The Beatles film George Harrison hated

George Harrison had a hard time with The Beatles. He was particularly ill-equipped to deal with the weight of their success – the interviews, the Beatlemania, the stadium shows – they all made him anxious, stressed and paranoid. The sheer immensity of The Beatles’ stardom would have landed any other group of lads in their early twenties in a mental institution, but somehow The Beatles managed to emerge intact.

Like Harrison, McCartney, Lennon and Starr didn’t quite know how to deal with this newfound success so they tackled it together, as friends. But as the years passed and they developed a greater sense of individuality away from the ‘fab four’ dynamic, they found themselves less and less able to relate to one another, something that reached a head during the recording of their 12th and final studio album Let It Be.

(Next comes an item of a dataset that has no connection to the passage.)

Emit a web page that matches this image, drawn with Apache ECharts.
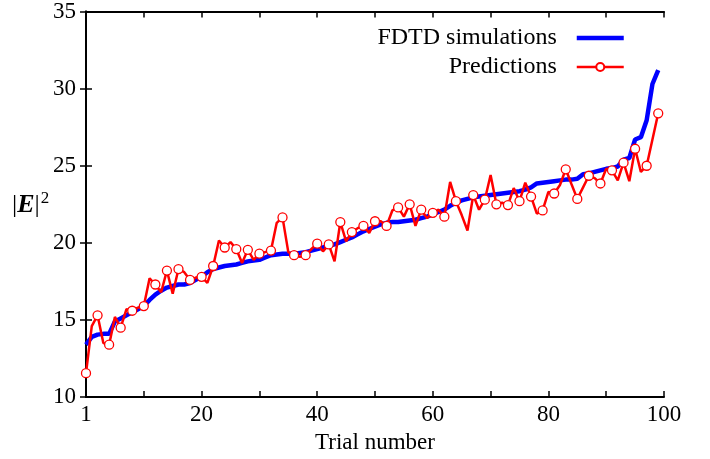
<!DOCTYPE html>
<html>
<head>
<meta charset="utf-8">
<script src="https://cdn.jsdelivr.net/npm/echarts@6/dist/echarts.min.js"></script>
<style>
  html, body { margin: 0; padding: 0; background: #fff; }
  #chart { width: 710px; height: 459px; }
</style>
</head>
<body>
<div id="chart"></div>
<script>
// FDTD reference values, trials 1..100 (plotted at x = 0..99)
const fdtd = [
  13.4, 13.9, 14.05, 14.1, 14.1, 14.9, 15.1, 15.3, 15.5, 15.7,
  15.9, 16.3, 16.65, 16.9, 17.1, 17.2, 17.3, 17.3, 17.4, 17.6,
  17.8, 18.1, 18.3, 18.4, 18.5, 18.55, 18.6, 18.7, 18.8, 18.85,
  18.9, 19.05, 19.2, 19.25, 19.3, 19.3, 19.3, 19.35, 19.4, 19.5,
  19.6, 19.7, 19.8, 19.9, 20.05, 20.2, 20.35, 20.55, 20.75, 20.9,
  21.05, 21.2, 21.3, 21.35, 21.35, 21.4, 21.45, 21.5, 21.6, 21.7,
  21.85, 22.0, 22.15, 22.4, 22.6, 22.75, 22.85, 22.95, 23.0, 23.05,
  23.1, 23.15, 23.2, 23.25, 23.3, 23.35, 23.45, 23.6, 23.85, 23.9,
  23.95, 24.0, 24.05, 24.1, 24.1, 24.15, 24.45, 24.5, 24.6, 24.7,
  24.8, 24.85, 24.95, 25.4, 25.5, 26.7, 26.85, 27.95, 30.3, 31.2
];

// predicted values
const predicted = [
  11.55, 14.6, 15.3, 13.5, 13.4, 15.2, 14.5, 15.7, 15.6, 15.8,
  15.9, 17.7, 17.3, 16.8, 18.2, 16.7, 18.3, 18.1, 17.6, 17.75,
  17.8, 17.4, 18.5, 20.15, 19.7, 20.05, 19.6, 18.7, 19.55, 18.9,
  19.3, 19.4, 19.5, 21.3, 21.65, 19.4, 19.2, 19.1, 19.2, 19.6,
  19.95, 19.45, 19.9, 18.8, 21.35, 20.1, 20.7, 20.95, 21.1, 20.65,
  21.4, 21.4, 21.1, 22.1, 22.3, 21.7, 22.5, 21.1, 22.15, 21.6,
  21.95, 22.15, 21.7, 23.95, 22.7, 21.8, 20.8, 23.1, 22.15, 22.8,
  24.4, 22.5, 22.6, 22.45, 23.55, 22.7, 23.9, 23.0, 21.9, 22.1,
  23.3, 23.2, 23.75, 24.77, 23.8, 22.85, 23.6, 24.35, 24.2, 23.85,
  24.8, 24.7, 24.05, 25.2, 24.0, 26.1, 24.6, 25.0, 26.7, 28.4
];

// points of the prediction curve that carry a circle marker
const markedPoints = [
  0, 2, 4, 6, 8, 10, 12, 14, 16, 18, 20, 22, 24, 26, 28, 30, 32,
  34, 36, 38, 40, 42, 44, 46, 48, 50, 52, 54, 56, 58, 60, 62, 64,
  67, 69, 71, 73, 75, 77, 79, 81, 83, 85, 87, 89, 91, 93, 95, 97, 99
];

const xTicks = [0, 20, 40, 60, 80, 100];
const xTickLabels = ['1', '20', '40', '60', '80', '100'];

const font = 'Liberation Serif';
const chart = echarts.init(document.getElementById('chart'));

const boxAxis = {
  axisLine: { show: true, lineStyle: { color: '#000', width: 2 } },
  axisTick: { show: true, inside: true, length: 6, lineStyle: { color: '#000', width: 1.5 } },
  splitLine: { show: false }
};

const option = {
  backgroundColor: '#fff',
  animation: false,
  textStyle: { fontFamily: font },
  grid: { left: 86, right: 46, top: 11, bottom: 61 },
  legend: {
    orient: 'vertical',
    right: 79,
    top: 21,
    align: 'right',
    itemWidth: 47,
    itemHeight: 10,
    itemGap: 5,
    textStyle: { fontFamily: font, fontSize: 24, color: '#000', padding: [0, 15, 0, 0] },
    data: [
      { name: 'FDTD simulations',
        itemStyle: { color: 'rgba(0,0,0,0)', borderColor: 'rgba(0,0,0,0)', borderWidth: 0 },
        lineStyle: { color: '#0000ff', width: 4.5 } },
      { name: 'Predictions', lineStyle: { color: '#ff0000', width: 2.5 } }
    ]
  },
  xAxis: [
    Object.assign({}, boxAxis, {
      type: 'value', min: 0, max: 100, interval: 10,
      name: 'Trial number', nameLocation: 'middle', nameGap: 30,
      nameTextStyle: { fontFamily: font, fontSize: 23, color: '#000' },
      axisLabel: {
        fontFamily: font, fontSize: 23, color: '#000', margin: 6,
        formatter: function (v) {
          const k = xTicks.indexOf(v);
          return k >= 0 ? xTickLabels[k] : '';
        }
      }
    }),
    Object.assign({}, boxAxis, {
      type: 'value', min: 0, max: 100, interval: 10, position: 'top',
      axisLabel: { show: false }
    })
  ],
  yAxis: [
    Object.assign({}, boxAxis, {
      type: 'value', min: 10, max: 35, interval: 5,
      axisLabel: { fontFamily: font, fontSize: 23, color: '#000', margin: 10 }
    }),
    Object.assign({}, boxAxis, {
      type: 'value', min: 10, max: 35, interval: 5, position: 'right',
      axisLabel: { show: false }
    })
  ],
  graphic: [{
    type: 'text',
    left: 12,
    top: 190,
    style: {
      text: '{n||}{b|E}{n||}{s|2}',
      rich: {
        n: { fontFamily: font, fontSize: 26, fill: '#000' },
        b: { fontFamily: font, fontSize: 26, fontWeight: 'bold', fontStyle: 'italic', fill: '#000' },
        s: { fontFamily: font, fontSize: 17, fill: '#000', padding: [0, 0, 13, 1] }
      }
    }
  }],
  series: [
    {
      name: 'FDTD simulations',
      type: 'line',
      showSymbol: false,
      symbol: 'none',
      lineStyle: { color: '#0000ff', width: 4.5 },
      itemStyle: { color: '#0000ff' },
      data: fdtd.map((v, i) => [i, v]),
      z: 2
    },
    {
      name: 'Predictions',
      type: 'line',
      symbol: 'circle',
      showAllSymbol: true,
      symbolSize: function (val, p) {
        return markedPoints.indexOf(p.dataIndex) >= 0 ? 9 : 0;
      },
      lineStyle: { color: '#ff0000', width: 2.5 },
      itemStyle: { color: '#fff', borderColor: '#ff0000', borderWidth: 1.3 },
      data: predicted.map((v, i) => [i, v]),
      z: 3
    }
  ]
};

chart.setOption(option);
</script>
</body>
</html>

It was a strange decision to allow a documentary crew into the rehearsal room. Part of the reason The Beatles had decided to stop performing live and retreat into the studio was to remove themselves from the incessant inquiry of the outside world. Yet, here they were, inviting the outside world into the studio when they were already on the cusp of implosion. Is it any wonder Harrison hated the documentary?

In 1987, George Harrison had established himself as an incredibly successful solo act, meaning that he was able to look back on his time with The Beatles with a sense of perspective. In an interview that same year, Harrison was asked about the numerous Beatles films that the group made throughout their career, making it clear that he had no qualms about A Hard Day’s Night and Help! but that he couldn’t bear to watch Let It Be. In his eyes, the film was intended to capture the way The Beatles put their songs together in the studio. What it ended up capturing, however, was something far more unpleasant.

“That, you know, I didn’t like,” Harrison explained, having referred to the film as Let It Rot. “There’s scenes in it-on the roof, that was quite good, and there’s bits and pieces that’s OK, but most of it just makes me so aggravated that I can’t watch it. Because it was a particularly bad experience that we were having at that time, and it’s bad enough when you’re having it, let alone having it filmed and recorded so that you get to watch it for the rest of your life. I don’t like it,” he concluded.

For the wider public world, Let It Be is a fascinating insight into the daily conflicts of a band who, the next year, would go their separate ways. But for Harrison, it contained something he would have much preferred to leave in the past.